Dataset records »
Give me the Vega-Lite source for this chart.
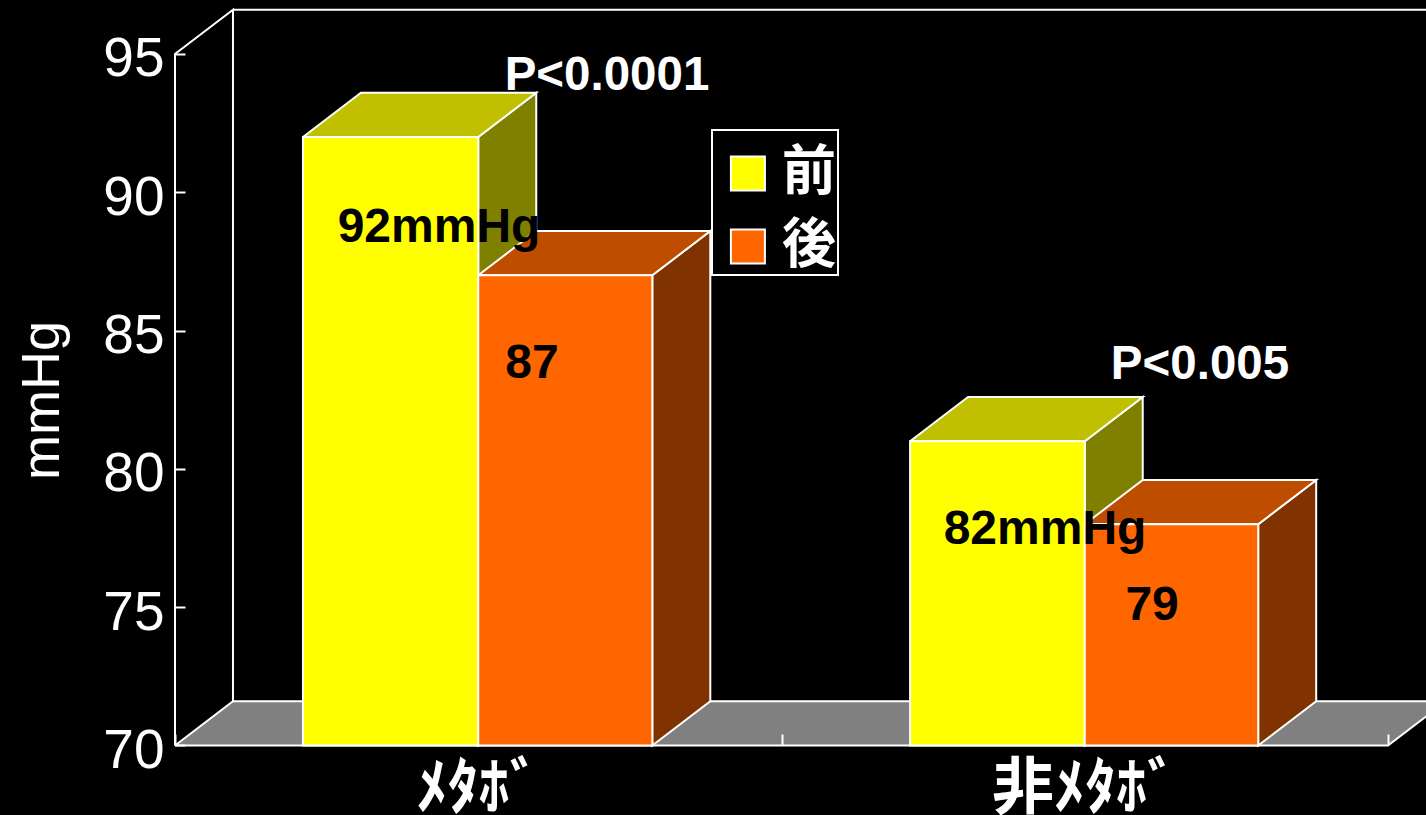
{"$schema":"https://vega.github.io/schema/vega-lite/v6.json","width":1426,"height":815,"autosize":"none","padding":0,"background":"#000000","config":{"view":{"stroke":null},"font":"Liberation Sans","legend":{"strokeWidth":2}},
"datasets":{"frame":[
{"part":"wall","step":1,"x":0,"y":70},{"part":"wall","step":2,"x":0,"y":95},{"part":"wall","step":3,"x":0.0956,"y":96.6},{"part":"wall","step":4,"x":0.0956,"y":71.6},
{"part":"top","step":1,"x":0.0956,"y":96.6},{"part":"top","step":2,"x":2.2,"y":96.6}],
"floor":[{"step":1,"x":0,"y":70},{"step":2,"x":0.0956,"y":71.6},{"step":3,"x":2.0956,"y":71.6},{"step":4,"x":2,"y":70},{"step":5,"x":0,"y":70}],
"barNotes":[{"text":"92mmHg","x":0.4353,"y":88.71},{"text":"87","x":0.5886,"y":83.8},{"text":"82mmHg","x":1.4345,"y":77.8},{"text":"79","x":1.611,"y":75.06}],
"pNotes":[{"text":"P<0.0001","x":0.7123,"y":94.21},{"text":"P<0.005","x":1.69,"y":83.76}]},
"data":{"values":[{"group":"ﾒﾀﾎﾞ","when":"前","value":92},{"group":"ﾒﾀﾎﾞ","when":"後","value":87},{"group":"非ﾒﾀﾎﾞ","when":"前","value":81},{"group":"非ﾒﾀﾎﾞ","when":"後","value":78}]},
"transform":[{"calculate":"datum.group==='ﾒﾀﾎﾞ'?0:1","as":"g"},{"calculate":"datum.g+(datum.when==='前'?(datum.g?0.212:0.211):0.5)","as":"x0"},{"calculate":"datum.g+(datum.when==='前'?0.5:(datum.g?0.786:0.787))","as":"x1"}],
"layer":[
{"data":{"name":"floor"},"mark":{"type":"line","fill":"#808080","stroke":"#ffffff","strokeWidth":2,"clip":true},
"encoding":{"order":{"field":"step"},
"x":{"field":"x","type":"quantitative","scale":{"domain":[-0.28854,2.06265],"nice":false,"zero":false},
"axis":{"title":null,"values":[0,1,2],"grid":false,"domain":false,"orient":"bottom","offset":-70,"tickColor":"#ffffff","tickWidth":2,"tickSize":-11,"labelColor":"#ffffff","labelFont":"Noto Sans CJK JP","labelFontWeight":"bold","labelFontSize":62,"labelPadding":25,"labelOffset":303,"labelLimit":500,"labelBound":false,"labelFlush":false,"labelOverlap":false,"labelExpr":"datum.value===0?'ﾒﾀﾎﾞ':(datum.value===1?'非ﾒﾀﾎﾞ':'')","zindex":1}},
"y":{"field":"y","type":"quantitative","scale":{"domain":[67.487,96.952],"nice":false,"zero":false},
"axis":{"title":"mmHg","values":[70,75,80,85,90,95],"grid":false,"domain":false,"orient":"left","offset":-175,"tickColor":"#ffffff","tickWidth":2,"tickSize":-10,"labelColor":"#ffffff","labelFont":"Liberation Sans","labelFontSize":55,"labelPadding":21,"labelOffset":5,"labelBound":false,"labelFlush":false,"labelOverlap":false,"titleColor":"#ffffff","titleFont":"Liberation Sans","titleFontWeight":"normal","titleFontSize":54,"titleAngle":270,"titleAlign":"center","titleBaseline":"middle","titleX":-133,"titleY":400,"zindex":1}}}},
{"data":{"name":"frame"},"mark":{"type":"line","stroke":"#ffffff","strokeWidth":2,"clip":true},"encoding":{"detail":{"field":"part"},"order":{"field":"step"},"x":{"field":"x","type":"quantitative"},"y":{"field":"y","type":"quantitative"}}},
{"transform":[{"filter":"datum.when==='前'"},{"fold":["a","b","c","d","e"],"as":["key","unused"]},{"calculate":"datum.key==='a'||datum.key==='d'||datum.key==='e'?datum.x1:datum.x1+0.0956","as":"px"},{"calculate":"datum.key==='a'||datum.key==='e'?datum.value:(datum.key==='b'?datum.value+1.6:(datum.key==='c'?71.6:70))","as":"py"}],
"mark":{"type":"line","fill":"#808000","stroke":"#ffffff","strokeWidth":2},"encoding":{"detail":{"field":"group"},"order":{"field":"key"},"x":{"field":"px","type":"quantitative"},"y":{"field":"py","type":"quantitative"}}},
{"transform":[{"filter":"datum.when==='前'"},{"fold":["a","b","c","d","e"],"as":["key","unused"]},{"calculate":"datum.key==='a'||datum.key==='e'?datum.x0:(datum.key==='b'?datum.x1:(datum.key==='c'?datum.x1+0.0956:datum.x0+0.0956))","as":"px"},{"calculate":"datum.key==='c'||datum.key==='d'?datum.value+1.6:datum.value","as":"py"}],
"mark":{"type":"line","fill":"#c0c000","stroke":"#ffffff","strokeWidth":2},"encoding":{"detail":{"field":"group"},"order":{"field":"key"},"x":{"field":"px","type":"quantitative"},"y":{"field":"py","type":"quantitative"}}},
{"transform":[{"filter":"datum.when==='後'"},{"fold":["a","b","c","d","e"],"as":["key","unused"]},{"calculate":"datum.key==='a'||datum.key==='d'||datum.key==='e'?datum.x1:datum.x1+0.0956","as":"px"},{"calculate":"datum.key==='a'||datum.key==='e'?datum.value:(datum.key==='b'?datum.value+1.6:(datum.key==='c'?71.6:70))","as":"py"}],
"mark":{"type":"line","fill":"#803300","stroke":"#ffffff","strokeWidth":2},"encoding":{"detail":{"field":"group"},"order":{"field":"key"},"x":{"field":"px","type":"quantitative"},"y":{"field":"py","type":"quantitative"}}},
{"transform":[{"filter":"datum.when==='後'"},{"fold":["a","b","c","d","e"],"as":["key","unused"]},{"calculate":"datum.key==='a'||datum.key==='e'?datum.x0:(datum.key==='b'?datum.x1:(datum.key==='c'?datum.x1+0.0956:datum.x0+0.0956))","as":"px"},{"calculate":"datum.key==='c'||datum.key==='d'?datum.value+1.6:datum.value","as":"py"}],
"mark":{"type":"line","fill":"#bf4d00","stroke":"#ffffff","strokeWidth":2},"encoding":{"detail":{"field":"group"},"order":{"field":"key"},"x":{"field":"px","type":"quantitative"},"y":{"field":"py","type":"quantitative"}}},
{"mark":{"type":"rect","stroke":"#ffffff","strokeWidth":2},"encoding":{"x":{"field":"x0","type":"quantitative"},"x2":{"field":"x1"},"y":{"field":"value","type":"quantitative"},"y2":{"datum":70},
"color":{"field":"when","type":"nominal","scale":{"domain":["前","後"],"range":["#ffff00","#ff6600"]},
"legend":{"title":" ","titleFontSize":14,"titlePadding":1,"orient":"none","legendX":712,"legendY":130,"padding":1.5,"fillColor":"#000000","strokeColor":"#ffffff","symbolType":"square","symbolSize":1156,"symbolStrokeColor":"#ffffff","symbolStrokeWidth":2,"symbolOffset":7.4,"labelColor":"#ffffff","labelFont":"Noto Sans CJK JP","labelFontWeight":"bold","labelFontSize":54,"labelOffset":7,"rowPadding":19,"labelLimit":100,"labelExpr":"datum.label+'\u00a0'"}}}},
{"data":{"name":"barNotes"},"mark":{"type":"text","font":"Liberation Sans","fontWeight":"bold","fontSize":48,"color":"#000000","align":"center","baseline":"middle"},"encoding":{"x":{"field":"x","type":"quantitative"},"y":{"field":"y","type":"quantitative"},"text":{"field":"text"}}},
{"data":{"name":"pNotes"},"mark":{"type":"text","font":"Liberation Sans","fontWeight":"bold","fontSize":47.5,"color":"#ffffff","align":"center","baseline":"middle"},"encoding":{"x":{"field":"x","type":"quantitative"},"y":{"field":"y","type":"quantitative"},"text":{"field":"text"}}}
]}
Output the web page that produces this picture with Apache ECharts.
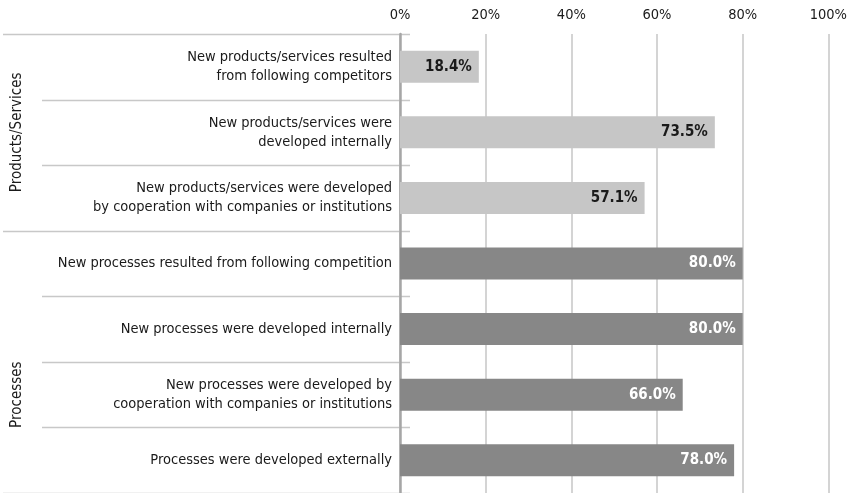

Task description » Make a word-for-word copy of the entries, without any pictures.

Task answer »
Give me the Vega-Lite source for this chart.
{"$schema":"https://vega.github.io/schema/vega-lite/v6.json","width":1426,"height":815,"autosize":"none","padding":0,"background":"#000000","config":{"view":{"stroke":null},"font":"Liberation Sans","legend":{"strokeWidth":2}},
"datasets":{"frame":[
{"part":"wall","step":1,"x":0,"y":70},{"part":"wall","step":2,"x":0,"y":95},{"part":"wall","step":3,"x":0.0956,"y":96.6},{"part":"wall","step":4,"x":0.0956,"y":71.6},
{"part":"top","step":1,"x":0.0956,"y":96.6},{"part":"top","step":2,"x":2.2,"y":96.6}],
"floor":[{"step":1,"x":0,"y":70},{"step":2,"x":0.0956,"y":71.6},{"step":3,"x":2.0956,"y":71.6},{"step":4,"x":2,"y":70},{"step":5,"x":0,"y":70}],
"barNotes":[{"text":"92mmHg","x":0.4353,"y":88.71},{"text":"87","x":0.5886,"y":83.8},{"text":"82mmHg","x":1.4345,"y":77.8},{"text":"79","x":1.611,"y":75.06}],
"pNotes":[{"text":"P<0.0001","x":0.7123,"y":94.21},{"text":"P<0.005","x":1.69,"y":83.76}]},
"data":{"values":[{"group":"ﾒﾀﾎﾞ","when":"前","value":92},{"group":"ﾒﾀﾎﾞ","when":"後","value":87},{"group":"非ﾒﾀﾎﾞ","when":"前","value":81},{"group":"非ﾒﾀﾎﾞ","when":"後","value":78}]},
"transform":[{"calculate":"datum.group==='ﾒﾀﾎﾞ'?0:1","as":"g"},{"calculate":"datum.g+(datum.when==='前'?(datum.g?0.212:0.211):0.5)","as":"x0"},{"calculate":"datum.g+(datum.when==='前'?0.5:(datum.g?0.786:0.787))","as":"x1"}],
"layer":[
{"data":{"name":"floor"},"mark":{"type":"line","fill":"#808080","stroke":"#ffffff","strokeWidth":2,"clip":true},
"encoding":{"order":{"field":"step"},
"x":{"field":"x","type":"quantitative","scale":{"domain":[-0.28854,2.06265],"nice":false,"zero":false},
"axis":{"title":null,"values":[0,1,2],"grid":false,"domain":false,"orient":"bottom","offset":-70,"tickColor":"#ffffff","tickWidth":2,"tickSize":-11,"labelColor":"#ffffff","labelFont":"Noto Sans CJK JP","labelFontWeight":"bold","labelFontSize":62,"labelPadding":25,"labelOffset":303,"labelLimit":500,"labelBound":false,"labelFlush":false,"labelOverlap":false,"labelExpr":"datum.value===0?'ﾒﾀﾎﾞ':(datum.value===1?'非ﾒﾀﾎﾞ':'')","zindex":1}},
"y":{"field":"y","type":"quantitative","scale":{"domain":[67.487,96.952],"nice":false,"zero":false},
"axis":{"title":"mmHg","values":[70,75,80,85,90,95],"grid":false,"domain":false,"orient":"left","offset":-175,"tickColor":"#ffffff","tickWidth":2,"tickSize":-10,"labelColor":"#ffffff","labelFont":"Liberation Sans","labelFontSize":55,"labelPadding":21,"labelOffset":5,"labelBound":false,"labelFlush":false,"labelOverlap":false,"titleColor":"#ffffff","titleFont":"Liberation Sans","titleFontWeight":"normal","titleFontSize":54,"titleAngle":270,"titleAlign":"center","titleBaseline":"middle","titleX":-133,"titleY":400,"zindex":1}}}},
{"data":{"name":"frame"},"mark":{"type":"line","stroke":"#ffffff","strokeWidth":2,"clip":true},"encoding":{"detail":{"field":"part"},"order":{"field":"step"},"x":{"field":"x","type":"quantitative"},"y":{"field":"y","type":"quantitative"}}},
{"transform":[{"filter":"datum.when==='前'"},{"fold":["a","b","c","d","e"],"as":["key","unused"]},{"calculate":"datum.key==='a'||datum.key==='d'||datum.key==='e'?datum.x1:datum.x1+0.0956","as":"px"},{"calculate":"datum.key==='a'||datum.key==='e'?datum.value:(datum.key==='b'?datum.value+1.6:(datum.key==='c'?71.6:70))","as":"py"}],
"mark":{"type":"line","fill":"#808000","stroke":"#ffffff","strokeWidth":2},"encoding":{"detail":{"field":"group"},"order":{"field":"key"},"x":{"field":"px","type":"quantitative"},"y":{"field":"py","type":"quantitative"}}},
{"transform":[{"filter":"datum.when==='前'"},{"fold":["a","b","c","d","e"],"as":["key","unused"]},{"calculate":"datum.key==='a'||datum.key==='e'?datum.x0:(datum.key==='b'?datum.x1:(datum.key==='c'?datum.x1+0.0956:datum.x0+0.0956))","as":"px"},{"calculate":"datum.key==='c'||datum.key==='d'?datum.value+1.6:datum.value","as":"py"}],
"mark":{"type":"line","fill":"#c0c000","stroke":"#ffffff","strokeWidth":2},"encoding":{"detail":{"field":"group"},"order":{"field":"key"},"x":{"field":"px","type":"quantitative"},"y":{"field":"py","type":"quantitative"}}},
{"transform":[{"filter":"datum.when==='後'"},{"fold":["a","b","c","d","e"],"as":["key","unused"]},{"calculate":"datum.key==='a'||datum.key==='d'||datum.key==='e'?datum.x1:datum.x1+0.0956","as":"px"},{"calculate":"datum.key==='a'||datum.key==='e'?datum.value:(datum.key==='b'?datum.value+1.6:(datum.key==='c'?71.6:70))","as":"py"}],
"mark":{"type":"line","fill":"#803300","stroke":"#ffffff","strokeWidth":2},"encoding":{"detail":{"field":"group"},"order":{"field":"key"},"x":{"field":"px","type":"quantitative"},"y":{"field":"py","type":"quantitative"}}},
{"transform":[{"filter":"datum.when==='後'"},{"fold":["a","b","c","d","e"],"as":["key","unused"]},{"calculate":"datum.key==='a'||datum.key==='e'?datum.x0:(datum.key==='b'?datum.x1:(datum.key==='c'?datum.x1+0.0956:datum.x0+0.0956))","as":"px"},{"calculate":"datum.key==='c'||datum.key==='d'?datum.value+1.6:datum.value","as":"py"}],
"mark":{"type":"line","fill":"#bf4d00","stroke":"#ffffff","strokeWidth":2},"encoding":{"detail":{"field":"group"},"order":{"field":"key"},"x":{"field":"px","type":"quantitative"},"y":{"field":"py","type":"quantitative"}}},
{"mark":{"type":"rect","stroke":"#ffffff","strokeWidth":2},"encoding":{"x":{"field":"x0","type":"quantitative"},"x2":{"field":"x1"},"y":{"field":"value","type":"quantitative"},"y2":{"datum":70},
"color":{"field":"when","type":"nominal","scale":{"domain":["前","後"],"range":["#ffff00","#ff6600"]},
"legend":{"title":" ","titleFontSize":14,"titlePadding":1,"orient":"none","legendX":712,"legendY":130,"padding":1.5,"fillColor":"#000000","strokeColor":"#ffffff","symbolType":"square","symbolSize":1156,"symbolStrokeColor":"#ffffff","symbolStrokeWidth":2,"symbolOffset":7.4,"labelColor":"#ffffff","labelFont":"Noto Sans CJK JP","labelFontWeight":"bold","labelFontSize":54,"labelOffset":7,"rowPadding":19,"labelLimit":100,"labelExpr":"datum.label+'\u00a0'"}}}},
{"data":{"name":"barNotes"},"mark":{"type":"text","font":"Liberation Sans","fontWeight":"bold","fontSize":48,"color":"#000000","align":"center","baseline":"middle"},"encoding":{"x":{"field":"x","type":"quantitative"},"y":{"field":"y","type":"quantitative"},"text":{"field":"text"}}},
{"data":{"name":"pNotes"},"mark":{"type":"text","font":"Liberation Sans","fontWeight":"bold","fontSize":47.5,"color":"#ffffff","align":"center","baseline":"middle"},"encoding":{"x":{"field":"x","type":"quantitative"},"y":{"field":"y","type":"quantitative"},"text":{"field":"text"}}}
]}
Output the web page that produces this picture with Apache ECharts.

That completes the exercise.